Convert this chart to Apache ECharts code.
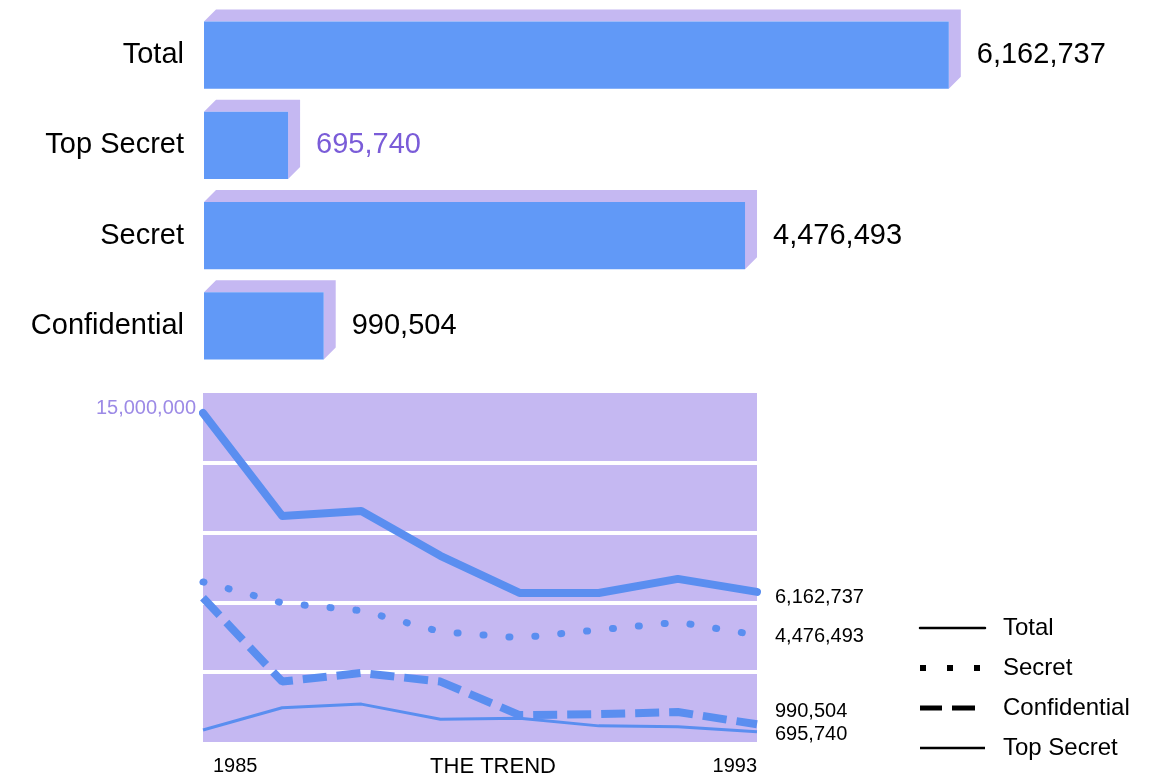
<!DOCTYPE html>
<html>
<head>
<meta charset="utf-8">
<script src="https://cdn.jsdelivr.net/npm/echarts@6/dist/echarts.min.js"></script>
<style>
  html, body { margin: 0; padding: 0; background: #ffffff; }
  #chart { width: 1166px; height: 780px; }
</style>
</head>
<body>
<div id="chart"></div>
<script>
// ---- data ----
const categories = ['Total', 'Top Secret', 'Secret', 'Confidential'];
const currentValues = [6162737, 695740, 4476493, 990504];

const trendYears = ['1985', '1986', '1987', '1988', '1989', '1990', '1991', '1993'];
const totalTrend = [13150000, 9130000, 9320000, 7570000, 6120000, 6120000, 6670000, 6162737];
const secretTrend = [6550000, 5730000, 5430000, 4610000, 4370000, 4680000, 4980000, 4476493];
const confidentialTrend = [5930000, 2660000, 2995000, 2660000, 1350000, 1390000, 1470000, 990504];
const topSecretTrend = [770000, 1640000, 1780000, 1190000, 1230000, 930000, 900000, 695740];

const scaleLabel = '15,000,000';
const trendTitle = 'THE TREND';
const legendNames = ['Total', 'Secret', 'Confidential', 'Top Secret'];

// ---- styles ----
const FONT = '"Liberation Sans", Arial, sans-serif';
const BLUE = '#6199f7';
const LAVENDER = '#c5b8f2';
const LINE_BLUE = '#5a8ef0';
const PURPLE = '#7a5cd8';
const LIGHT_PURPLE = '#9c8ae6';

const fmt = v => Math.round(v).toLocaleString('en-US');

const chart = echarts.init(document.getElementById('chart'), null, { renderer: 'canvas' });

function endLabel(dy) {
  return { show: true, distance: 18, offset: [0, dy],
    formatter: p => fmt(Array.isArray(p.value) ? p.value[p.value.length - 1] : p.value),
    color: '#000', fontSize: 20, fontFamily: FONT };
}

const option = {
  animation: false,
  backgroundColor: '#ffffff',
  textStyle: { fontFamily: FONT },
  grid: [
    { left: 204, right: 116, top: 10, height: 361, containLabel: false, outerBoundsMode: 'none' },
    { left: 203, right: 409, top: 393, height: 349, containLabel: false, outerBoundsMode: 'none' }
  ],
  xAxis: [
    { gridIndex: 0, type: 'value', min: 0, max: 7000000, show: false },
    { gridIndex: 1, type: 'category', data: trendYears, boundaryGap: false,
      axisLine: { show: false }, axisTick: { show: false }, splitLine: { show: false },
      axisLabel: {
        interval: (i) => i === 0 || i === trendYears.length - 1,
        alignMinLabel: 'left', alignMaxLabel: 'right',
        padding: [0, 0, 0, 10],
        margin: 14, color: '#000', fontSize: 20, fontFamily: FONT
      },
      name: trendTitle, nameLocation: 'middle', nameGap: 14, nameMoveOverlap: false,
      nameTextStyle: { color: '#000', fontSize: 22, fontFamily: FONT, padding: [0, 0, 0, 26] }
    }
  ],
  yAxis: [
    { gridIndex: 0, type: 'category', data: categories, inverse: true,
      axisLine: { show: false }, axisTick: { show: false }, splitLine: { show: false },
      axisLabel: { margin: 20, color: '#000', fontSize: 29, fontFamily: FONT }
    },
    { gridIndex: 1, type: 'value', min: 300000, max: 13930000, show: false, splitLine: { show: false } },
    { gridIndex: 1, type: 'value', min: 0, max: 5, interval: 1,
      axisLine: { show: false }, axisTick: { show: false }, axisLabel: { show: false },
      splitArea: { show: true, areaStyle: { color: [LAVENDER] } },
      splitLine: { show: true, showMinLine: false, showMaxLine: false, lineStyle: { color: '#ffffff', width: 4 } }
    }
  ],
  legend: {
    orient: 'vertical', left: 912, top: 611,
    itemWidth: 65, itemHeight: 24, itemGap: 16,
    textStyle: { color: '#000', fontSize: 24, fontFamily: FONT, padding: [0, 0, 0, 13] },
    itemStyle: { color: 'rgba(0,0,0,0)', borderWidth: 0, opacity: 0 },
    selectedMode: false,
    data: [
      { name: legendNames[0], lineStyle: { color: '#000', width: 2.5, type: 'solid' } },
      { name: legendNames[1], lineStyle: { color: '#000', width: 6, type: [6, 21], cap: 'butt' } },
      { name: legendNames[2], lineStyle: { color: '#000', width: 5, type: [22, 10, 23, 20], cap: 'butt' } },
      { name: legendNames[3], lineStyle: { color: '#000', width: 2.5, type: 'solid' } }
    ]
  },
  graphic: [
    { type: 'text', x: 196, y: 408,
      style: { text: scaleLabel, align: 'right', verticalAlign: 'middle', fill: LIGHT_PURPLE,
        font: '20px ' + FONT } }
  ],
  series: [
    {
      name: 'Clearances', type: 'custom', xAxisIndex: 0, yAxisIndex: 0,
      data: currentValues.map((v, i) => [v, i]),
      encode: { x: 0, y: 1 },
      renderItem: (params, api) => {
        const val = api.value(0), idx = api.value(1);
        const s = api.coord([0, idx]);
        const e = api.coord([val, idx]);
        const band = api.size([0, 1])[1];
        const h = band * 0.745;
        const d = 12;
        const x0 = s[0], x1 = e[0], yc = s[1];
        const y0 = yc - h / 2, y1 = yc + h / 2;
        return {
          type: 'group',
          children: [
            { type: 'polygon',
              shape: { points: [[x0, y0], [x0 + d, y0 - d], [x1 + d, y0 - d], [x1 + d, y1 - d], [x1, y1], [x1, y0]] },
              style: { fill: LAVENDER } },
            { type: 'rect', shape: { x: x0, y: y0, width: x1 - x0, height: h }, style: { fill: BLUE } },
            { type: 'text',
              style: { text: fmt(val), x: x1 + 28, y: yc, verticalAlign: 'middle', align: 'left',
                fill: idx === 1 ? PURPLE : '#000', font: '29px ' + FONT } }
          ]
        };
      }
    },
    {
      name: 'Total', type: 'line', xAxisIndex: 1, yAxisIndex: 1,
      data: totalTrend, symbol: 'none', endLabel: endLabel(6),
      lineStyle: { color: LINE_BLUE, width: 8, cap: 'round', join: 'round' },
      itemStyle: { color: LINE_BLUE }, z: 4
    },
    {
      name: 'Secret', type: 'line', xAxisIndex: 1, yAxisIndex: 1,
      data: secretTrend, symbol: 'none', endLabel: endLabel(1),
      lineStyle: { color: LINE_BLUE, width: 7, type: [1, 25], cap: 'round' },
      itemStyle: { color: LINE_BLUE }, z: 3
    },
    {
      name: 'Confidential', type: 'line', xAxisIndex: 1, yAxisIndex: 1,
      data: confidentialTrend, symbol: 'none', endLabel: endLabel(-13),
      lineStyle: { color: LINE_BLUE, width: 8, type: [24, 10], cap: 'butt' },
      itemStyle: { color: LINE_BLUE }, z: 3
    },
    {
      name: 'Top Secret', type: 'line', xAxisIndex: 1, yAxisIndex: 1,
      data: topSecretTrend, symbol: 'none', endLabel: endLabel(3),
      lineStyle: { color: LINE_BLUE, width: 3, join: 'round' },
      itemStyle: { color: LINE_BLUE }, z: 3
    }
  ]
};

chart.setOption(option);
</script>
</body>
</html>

...

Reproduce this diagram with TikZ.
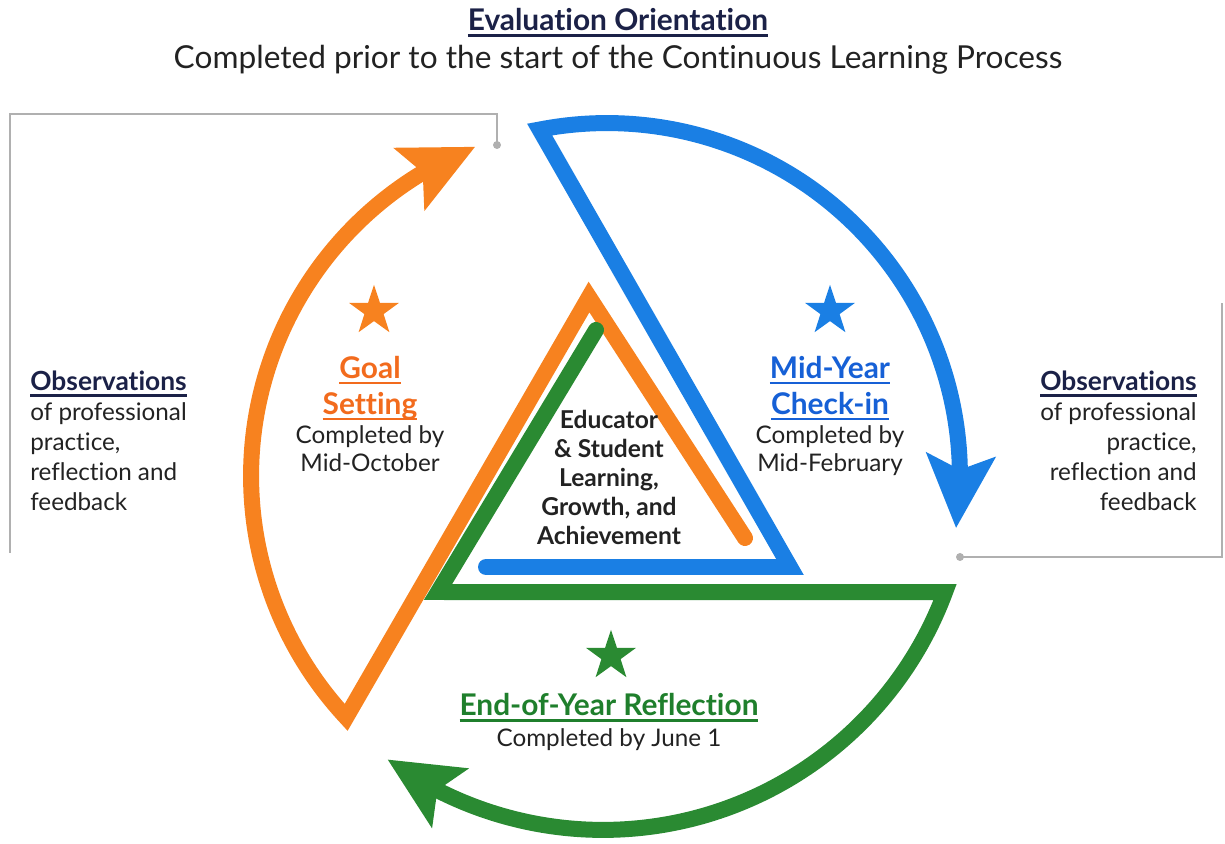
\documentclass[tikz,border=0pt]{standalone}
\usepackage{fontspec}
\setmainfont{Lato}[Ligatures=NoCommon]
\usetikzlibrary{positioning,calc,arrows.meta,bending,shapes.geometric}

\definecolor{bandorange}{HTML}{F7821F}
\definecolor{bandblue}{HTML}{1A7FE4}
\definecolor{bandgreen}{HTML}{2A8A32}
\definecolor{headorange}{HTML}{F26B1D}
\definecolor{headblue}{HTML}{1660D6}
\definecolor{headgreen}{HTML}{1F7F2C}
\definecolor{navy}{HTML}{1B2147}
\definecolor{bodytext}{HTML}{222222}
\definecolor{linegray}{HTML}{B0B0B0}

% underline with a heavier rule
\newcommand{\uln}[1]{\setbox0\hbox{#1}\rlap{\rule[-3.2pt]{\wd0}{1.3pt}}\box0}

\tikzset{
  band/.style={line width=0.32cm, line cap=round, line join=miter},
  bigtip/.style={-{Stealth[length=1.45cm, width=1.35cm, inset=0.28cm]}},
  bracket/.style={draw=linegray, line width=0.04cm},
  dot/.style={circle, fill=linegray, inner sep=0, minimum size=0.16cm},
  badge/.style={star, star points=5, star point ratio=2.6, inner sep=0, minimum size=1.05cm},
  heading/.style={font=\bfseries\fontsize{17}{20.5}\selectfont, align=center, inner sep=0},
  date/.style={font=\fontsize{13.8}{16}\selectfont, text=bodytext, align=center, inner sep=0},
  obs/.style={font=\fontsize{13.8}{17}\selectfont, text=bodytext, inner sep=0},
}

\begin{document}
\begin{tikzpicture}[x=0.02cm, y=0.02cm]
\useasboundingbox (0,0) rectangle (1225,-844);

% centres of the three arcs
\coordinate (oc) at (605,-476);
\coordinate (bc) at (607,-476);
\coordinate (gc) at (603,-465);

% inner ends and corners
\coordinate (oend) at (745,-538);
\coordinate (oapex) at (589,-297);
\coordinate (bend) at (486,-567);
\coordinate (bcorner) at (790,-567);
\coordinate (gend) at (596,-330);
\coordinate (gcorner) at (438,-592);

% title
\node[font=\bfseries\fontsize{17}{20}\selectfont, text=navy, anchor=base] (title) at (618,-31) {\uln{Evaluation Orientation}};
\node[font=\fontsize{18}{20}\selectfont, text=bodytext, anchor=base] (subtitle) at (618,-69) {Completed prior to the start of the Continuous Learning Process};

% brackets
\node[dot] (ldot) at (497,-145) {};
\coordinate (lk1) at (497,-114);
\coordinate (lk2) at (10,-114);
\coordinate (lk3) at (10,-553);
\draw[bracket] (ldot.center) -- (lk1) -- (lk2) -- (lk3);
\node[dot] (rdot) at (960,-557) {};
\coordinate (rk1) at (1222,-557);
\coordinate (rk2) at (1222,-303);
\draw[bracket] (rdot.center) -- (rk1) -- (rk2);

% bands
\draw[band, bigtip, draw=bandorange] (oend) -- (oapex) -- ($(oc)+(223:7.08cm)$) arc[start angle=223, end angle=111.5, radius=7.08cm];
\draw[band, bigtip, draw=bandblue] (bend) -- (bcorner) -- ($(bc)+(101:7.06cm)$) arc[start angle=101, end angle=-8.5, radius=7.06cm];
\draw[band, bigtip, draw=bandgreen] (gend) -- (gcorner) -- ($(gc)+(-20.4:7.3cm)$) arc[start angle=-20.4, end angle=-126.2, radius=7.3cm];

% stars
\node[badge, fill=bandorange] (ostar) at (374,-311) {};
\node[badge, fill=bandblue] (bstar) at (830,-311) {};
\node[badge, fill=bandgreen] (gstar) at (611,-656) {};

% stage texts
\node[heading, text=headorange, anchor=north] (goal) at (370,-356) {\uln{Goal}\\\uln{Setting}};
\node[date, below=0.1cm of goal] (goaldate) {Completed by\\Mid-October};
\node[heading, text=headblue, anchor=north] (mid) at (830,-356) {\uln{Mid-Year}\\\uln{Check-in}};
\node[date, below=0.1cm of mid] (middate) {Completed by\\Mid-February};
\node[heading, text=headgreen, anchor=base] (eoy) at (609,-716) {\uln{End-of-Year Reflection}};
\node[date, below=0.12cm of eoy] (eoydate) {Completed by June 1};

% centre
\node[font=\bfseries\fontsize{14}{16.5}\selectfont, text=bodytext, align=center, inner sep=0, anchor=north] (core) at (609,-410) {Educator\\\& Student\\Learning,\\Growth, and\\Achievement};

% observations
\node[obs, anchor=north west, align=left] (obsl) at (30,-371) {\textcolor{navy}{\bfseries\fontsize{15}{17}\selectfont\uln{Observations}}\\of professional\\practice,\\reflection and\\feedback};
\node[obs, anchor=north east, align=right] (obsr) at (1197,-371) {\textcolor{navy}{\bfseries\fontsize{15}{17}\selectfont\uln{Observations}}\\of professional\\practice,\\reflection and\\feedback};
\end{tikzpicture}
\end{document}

_WORK TO COMPLETE_
Nothing but the lines from the one with "Convert this chart to Apache ECharts code." down to the one with "930000, 900000, 695740];" should be printed, both of them included. Leave out the pictures.

_EXPECTED ANSWER_
Convert this chart to Apache ECharts code.
<!DOCTYPE html>
<html>
<head>
<meta charset="utf-8">
<script src="https://cdn.jsdelivr.net/npm/echarts@6/dist/echarts.min.js"></script>
<style>
  html, body { margin: 0; padding: 0; background: #ffffff; }
  #chart { width: 1166px; height: 780px; }
</style>
</head>
<body>
<div id="chart"></div>
<script>
// ---- data ----
const categories = ['Total', 'Top Secret', 'Secret', 'Confidential'];
const currentValues = [6162737, 695740, 4476493, 990504];

const trendYears = ['1985', '1986', '1987', '1988', '1989', '1990', '1991', '1993'];
const totalTrend = [13150000, 9130000, 9320000, 7570000, 6120000, 6120000, 6670000, 6162737];
const secretTrend = [6550000, 5730000, 5430000, 4610000, 4370000, 4680000, 4980000, 4476493];
const confidentialTrend = [5930000, 2660000, 2995000, 2660000, 1350000, 1390000, 1470000, 990504];
const topSecretTrend = [770000, 1640000, 1780000, 1190000, 1230000, 930000, 900000, 695740];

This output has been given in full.